"Phantom Dating": If It Takes Too Long to Get Together, Are They Even Interested?

Do you ever get into that strange situation where you're involved in "negotiations" or "discussions" about an upcoming first date? If it goes on too long, it turns into the elusive "phantom date."...

Do you ever get into that strange situation where you're involved in "negotiations" or "discussions" about an upcoming first date? If it goes on too long, it turns into the elusive "phantom date."

Don't get this confused with the "fizzle." Things usually fizzle after a first date, or after very short negotiations to get together.

Right now I'm involved in a record-breaking phantom date. The idea has been floating around between the girl and me for the past couple of months. Here are the characteristics that are alarmingly turning things from "concrete" to "phantom":


The Negotiations Are Lasting Forever

If you both really want to do it, and the circumstances permit it to happen, why would you both wait so long to actually do it? Any idea to get together that is discussed longer than a month without happening feels very "phantom."


The Media Is Confusing

The main problem with getting together with this girl is that all of our correspondence occurs through Facebook private messaging. I'm much more used to phone, texting, and email. There are long layoffs between our messages, and the customary apology: "Sorry I took so long to get back to you, I am slow on Facebook messaging."


No One Names a Time

So, by the time the next Facebook message comes in, the "I'm free over the next two weekends" is stale. Neither of us says: "OK, let's do it this weekend" (because we aren't sure if the other will get the message in time), or even says: "Let's do it in 20 days." It's just: "Let me know when you're free and we'll do this."


Summer in the City

Summer changes everything in NYC. People get summer shares at the beach and go on weekend trips. Once summer hit, I knew this girl's time would be limited even more than before.


The Friend Factor

I'm friends with this girl, so she might not even be thinking of this thing as a date. And, if she thinks of me as a friend, she probably assumes this event is something we can keep rescheduling until we do it, because that's what friends do.


It's Been the Same Idea

When this girl moved into her new apartment, she invited me to come see it, and the idea has remained the same ever since. So, every correspondence has been: "Can't wait to see the new apartment," and "You have to come see it!" I might suggest going to the art museum first to spice it up a little — at least we can keep putting off a bigger event then.
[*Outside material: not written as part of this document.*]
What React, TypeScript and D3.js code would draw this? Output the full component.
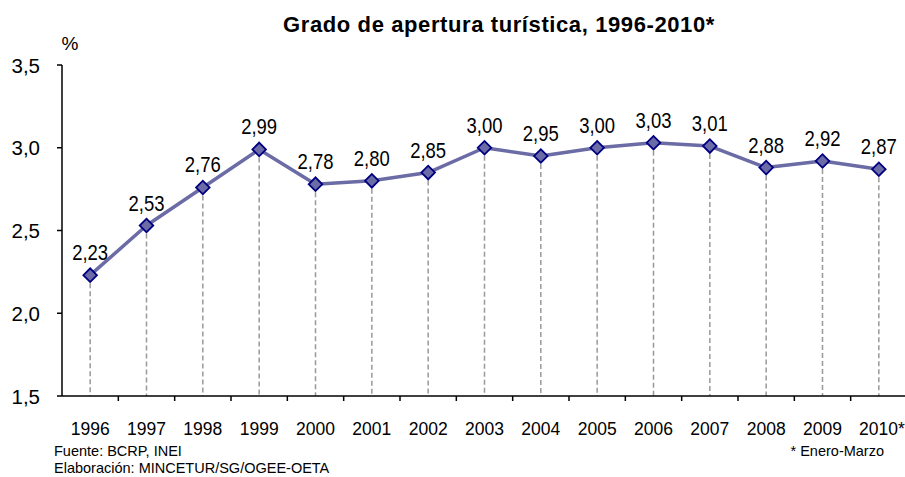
import React from "react";
import * as d3 from "d3";

const years = ["1996","1997","1998","1999","2000","2001","2002","2003","2004","2005","2006","2007","2008","2009","2010*"];
const values = [2.23,2.53,2.76,2.99,2.78,2.80,2.85,3.00,2.95,3.00,3.03,3.01,2.88,2.92,2.87];
const yTicks = [1.5,2.0,2.5,3.0,3.5];

const W = 905, H = 477;
const left = 62, right = 907, top = 65, bottom = 396;

export default function App() {
  const x = d3.scaleBand<string>().domain(years).range([left, right]).padding(0);
  const y = d3.scaleLinear().domain([1.5, 3.5]).range([bottom, top]);
  const fmt = (v: number) => d3.format(".2f")(v).replace(".", ",");
  const fmtT = (v: number) => d3.format(".1f")(v).replace(".", ",");
  const cx = (yr: string) => (x(yr) as number) + x.bandwidth() / 2;
  const line = d3.line<number>().x((_, i) => cx(years[i])).y((d) => y(d));
  const font = "'Liberation Sans', Arial, sans-serif";
  return (
    <svg width={W} height={H} style={{ position: "absolute", left: 0, top: 0, background: "#fff" }} fontFamily={font}>
      <rect width={W} height={H} fill="#fff" />
      <text x={499} y={32} textAnchor="middle" fontSize={22} fontWeight="bold" letterSpacing={0.6}>Grado de apertura turística, 1996-2010*</text>
      <text x={70} y={50} textAnchor="middle" fontSize={19}>%</text>
      {yTicks.map((t) => (
        <g key={t}>
          <line x1={left - 5} x2={left} y1={y(t)} y2={y(t)} stroke="#000" strokeWidth={1.5} />
          <text x={40} y={y(t) + 7.5} textAnchor="end" fontSize={20.5}>{fmtT(t)}</text>
        </g>
      ))}
      {years.map((yr, i) => (
        <line key={"d" + yr} x1={cx(yr)} x2={cx(yr)} y1={y(values[i])} y2={bottom} stroke="#999" strokeWidth={1.5} strokeDasharray="5,3" />
      ))}
      <line x1={left} x2={left} y1={top} y2={bottom} stroke="#000" strokeWidth={1.5} />
      <line x1={left} x2={right} y1={bottom} y2={bottom} stroke="#000" strokeWidth={1.5} />
      {years.map((yr) => (
        <line key={"t" + yr} x1={(x(yr) as number) + x.bandwidth()} x2={(x(yr) as number) + x.bandwidth()} y1={bottom} y2={bottom + 5} stroke="#000" strokeWidth={1.5} />
      ))}
      {years.map((yr) => (
        <text key={"l" + yr} x={cx(yr) + (yr.endsWith("*") ? 3 : 0)} y={435} textAnchor="middle" fontSize={17.5}>{yr}</text>
      ))}
      <path d={line(values) || ""} fill="none" stroke="#6b6ba6" strokeWidth={3.5} strokeLinejoin="round" />
      {years.map((yr, i) => (
        <g key={"m" + yr} transform={`translate(${cx(yr)},${y(values[i])}) rotate(45)`}>
          <rect x={-4.8} y={-4.8} width={9.6} height={9.6} fill="#6b6ba6" stroke="#000080" strokeWidth={1.8} />
        </g>
      ))}
      {years.map((yr, i) => (
        <text key={"v" + yr} textAnchor="middle" fontSize={21.5}
          transform={`translate(${cx(yr)},${y(values[i]) - 15}) scale(0.86,1)`}>{fmt(values[i])}</text>
      ))}
      <text x={54} y={456} fontSize={14.5}>Fuente: BCRP, INEI</text>
      <text x={54} y={473} fontSize={14.5}>Elaboración:  MINCETUR/SG/OGEE-OETA</text>
      <text x={884} y={456} textAnchor="end" fontSize={14.5}>* Enero-Marzo</text>
    </svg>
  );
}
We Don't Owe Each Other Anything

I'd date her, but I'm not sure how she's feeling. One thing's for sure: We are both meeting other people all the time (OK, she is, but I'm not), and we aren't reserving time for our event (at least not yet).


We Sustain It with Interest

Both parties expressing interest is the life support system of a phantom date. So, in every Facebook message we both say: "We definitely have to do this." As long as both parties are acting enthusiastic, there's no reason to abandon the idea.


It Would Be the First Time We Hung Out

To be a true phantom date, it must be the first date. When two people never actually go out at all, but create the idea, then it's a phantom date.

So, unlike most dating-related things, I have a solution. I'm naturally unaggressive and low-effort. But I'm going to get the conversation off Facebook and actually text or call her and see if she's around for an upcoming weekend to go to the museum and show me her apartment.

Whether she makes up an excuse, ignores it, or has a real excuse, maybe it will be more clear if we are going to get together sometime or if we have to kill the phantom.

I wish there was a magic alarm signaling when it's time to realize that a date is never going to happen. This may not be "phantom dating" at all. Maybe my friend is being nice with no intention of hanging out because she's just not as into it as I am.

I guess there is one good thing about phantom dating: Even though it's a bit lonely, it's incredibly cheap.

What is your take on this situation? Do you ever get hung up in phantom-dating scenarios? What causes it, and what's the best way to avoid it? Is this happening because one of us is not interested enough to do it, or because of the reasons above?